In cases where the players failed to realize the 75 move mark and still played on however the result after the fact, it should be considered void and illegitimate to the actual outcome of the event.

This also might have been put into place to prevent time flagging (making opponents lose on time) as players are likely to suffer at this point in time.

Featured questions and answer

How many moves in chess is stalemate after king is left?

No amount of moves after the king is left can ever result in a stalemate. There is a 50 move rule but it can still occur even if there are other pawns or pieces with the king. The game will not be drawn just because the king is the only one left on the board.

Does chess.com have 50 move rule?

Chess.com do have a 50 move rule. From the moment a pawn is moved or captured the count will start. If no pawns have been captured or moved in the last 50 moves then both players will be given an option to draw the game. The system automatically count the moves for the users.

Does lichess have 50 move rule?

Lichess do have a 50 move rule. Once 50 moves has been played with no pawns being moved or captured a draw can be declared. It will show up in the interface of both players which can he manually triggered. The system does the counting for the players.

Conclusion

Whoosh!

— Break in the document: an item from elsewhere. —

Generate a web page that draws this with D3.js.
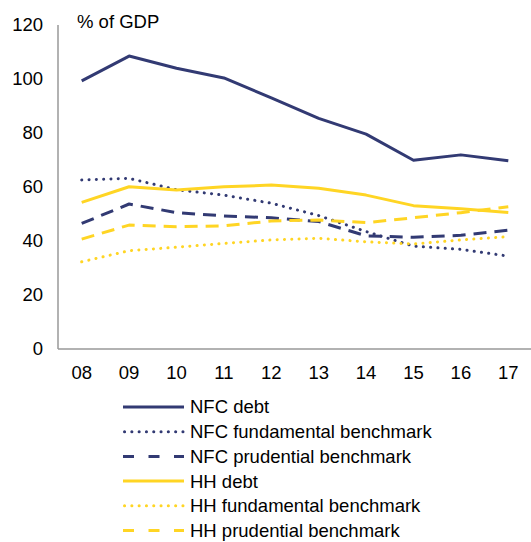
<!DOCTYPE html>
<html>
<head>
<meta charset="utf-8">
<script src="https://cdn.jsdelivr.net/npm/d3@7"></script>
<style>
  body { margin: 0; background: #fff; }
  text { font-family: "Liberation Sans", Arial, sans-serif; fill: #000; }
</style>
</head>
<body>
<svg id="chart" width="531" height="542"></svg>
<script>
// anni (asse X)
const years = ["08", "09", "10", "11", "12", "13", "14", "15", "16", "17"];
const yTicks = [0, 20, 40, 60, 80, 100, 120];

// serie
const nfcDebt = [99.3, 108.5, 104, 100.4, 93, 85.4, 79.6, 69.9, 71.9, 69.7];
const nfcFundamental = [62.6, 63.2, 59, 57, 54, 49.4, 43.5, 38.1, 36.9, 34.4];
const nfcPrudential = [46.5, 53.7, 50.5, 49.3, 48.6, 47.2, 41.9, 41.4, 42.1, 44];
const hhDebt = [54.3, 60.1, 58.9, 60.1, 60.7, 59.5, 57, 53.1, 51.9, 50.6];
const hhFundamental = [32.3, 36.4, 37.7, 39.1, 40.4, 41, 39.7, 38.9, 40.4, 41.6];
const hhPrudential = [40.7, 45.9, 45.3, 45.6, 47.4, 47.8, 46.8, 48.6, 50.5, 52.7];

const navy = "#323a73";
const yellow = "#ffd524";

const series = [
    { name: "NFC debt", values: nfcDebt, color: navy, style: "solid" },
    { name: "NFC fundamental benchmark", values: nfcFundamental, color: navy, style: "dot" },
    { name: "NFC prudential benchmark", values: nfcPrudential, color: navy, style: "dash" },
    { name: "HH debt", values: hhDebt, color: yellow, style: "solid" },
    { name: "HH fundamental benchmark", values: hhFundamental, color: yellow, style: "dot" },
    { name: "HH prudential benchmark", values: hhPrudential, color: yellow, style: "dash" }
];

const svg = d3.select("#chart");
const fontSize = "18.5px";

const plotLeft = 58, plotRight = 532, plotTop = 25, plotBottom = 349;

const x = d3.scaleBand().domain(years).range([plotLeft, plotRight]);
const y = d3.scaleLinear().domain([0, 120]).range([plotBottom, plotTop]);
const cx = d => x(d) + x.bandwidth() / 2;

// assi
svg.append("line")
    .attr("x1", plotLeft).attr("x2", plotLeft)
    .attr("y1", y(120)).attr("y2", y(0))
    .attr("stroke", "#999").attr("stroke-width", 1.5);
svg.append("line")
    .attr("x1", plotLeft).attr("x2", plotRight)
    .attr("y1", y(0)).attr("y2", y(0))
    .attr("stroke", "#999").attr("stroke-width", 1.5);

svg.selectAll(".y-label")
    .data(yTicks)
    .enter()
    .append("text")
    .attr("class", "y-label")
    .attr("x", 43)
    .attr("y", d => y(d))
    .attr("dy", "0.35em")
    .attr("text-anchor", "end")
    .style("font-size", fontSize)
    .text(d => d);

svg.selectAll(".x-label")
    .data(years)
    .enter()
    .append("text")
    .attr("class", "x-label")
    .attr("x", d => cx(d))
    .attr("y", 373)
    .attr("dy", "0.35em")
    .attr("text-anchor", "middle")
    .style("font-size", fontSize)
    .text(d => d);

svg.append("text")
    .attr("x", 77).attr("y", 22)
    .attr("dy", "0.35em")
    .style("font-size", fontSize)
    .text("% of GDP");

// stili linea
const dashFor = s => s === "dot" ? "0.1,7.2" : s === "dash" ? "13,8" : null;
const capFor = s => s === "dot" ? "round" : "butt";

const line = d3.line()
    .x((d, i) => cx(years[i]))
    .y(d => y(d));

svg.selectAll(".series")
    .data(series)
    .enter()
    .append("path")
    .attr("class", "series")
    .attr("d", d => line(d.values))
    .attr("fill", "none")
    .attr("stroke", d => d.color)
    .attr("stroke-width", 3)
    .attr("stroke-dasharray", d => dashFor(d.style))
    .attr("stroke-linecap", d => capFor(d.style))
    .attr("stroke-linejoin", "round");

// legenda
const legendY0 = 407, legendStep = 24.7;
const legend = svg.selectAll(".legend")
    .data(series)
    .enter()
    .append("g")
    .attr("class", "legend")
    .attr("transform", (d, i) => `translate(0, ${legendY0 + i * legendStep})`);

legend.append("line")
    .attr("x1", d => d.style === "dot" ? 124.5 : 123)
    .attr("x2", 184)
    .attr("stroke", d => d.color)
    .attr("stroke-width", 3)
    .attr("stroke-dasharray", d => d.style === "dot" ? "0.1,7.2" : d.style === "dash" ? "11,14.5" : null)
    .attr("stroke-linecap", d => capFor(d.style));

legend.append("text")
    .attr("x", 190)
    .attr("dy", "0.35em")
    .style("font-size", fontSize)
    .text(d => d.name);
</script>
</body>
</html>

That’s a ride, I hope I covered all your possible questions regarding the suspicious 16,10, or 12 move rule, along with a decent understanding of the legit and practiced 50/75 move rule in a formal setting.

Just remember the prior made-up rules are not official! You can of course play it with your friends even if it’s not official, but it’s better to stick in the correct way to play.

There is no 16 move rule in chess. There is a 50 move rule where a player can announce a draw if no capture has been made or no pawn has been moved in the last 50 moves, and a 75 move rule for the arbiter if there is no capture/pawn moves in the last 75 moves.

That would actually be put into use in most of your Chess journey online or offline anyway so better do it now, have fun playing Chess!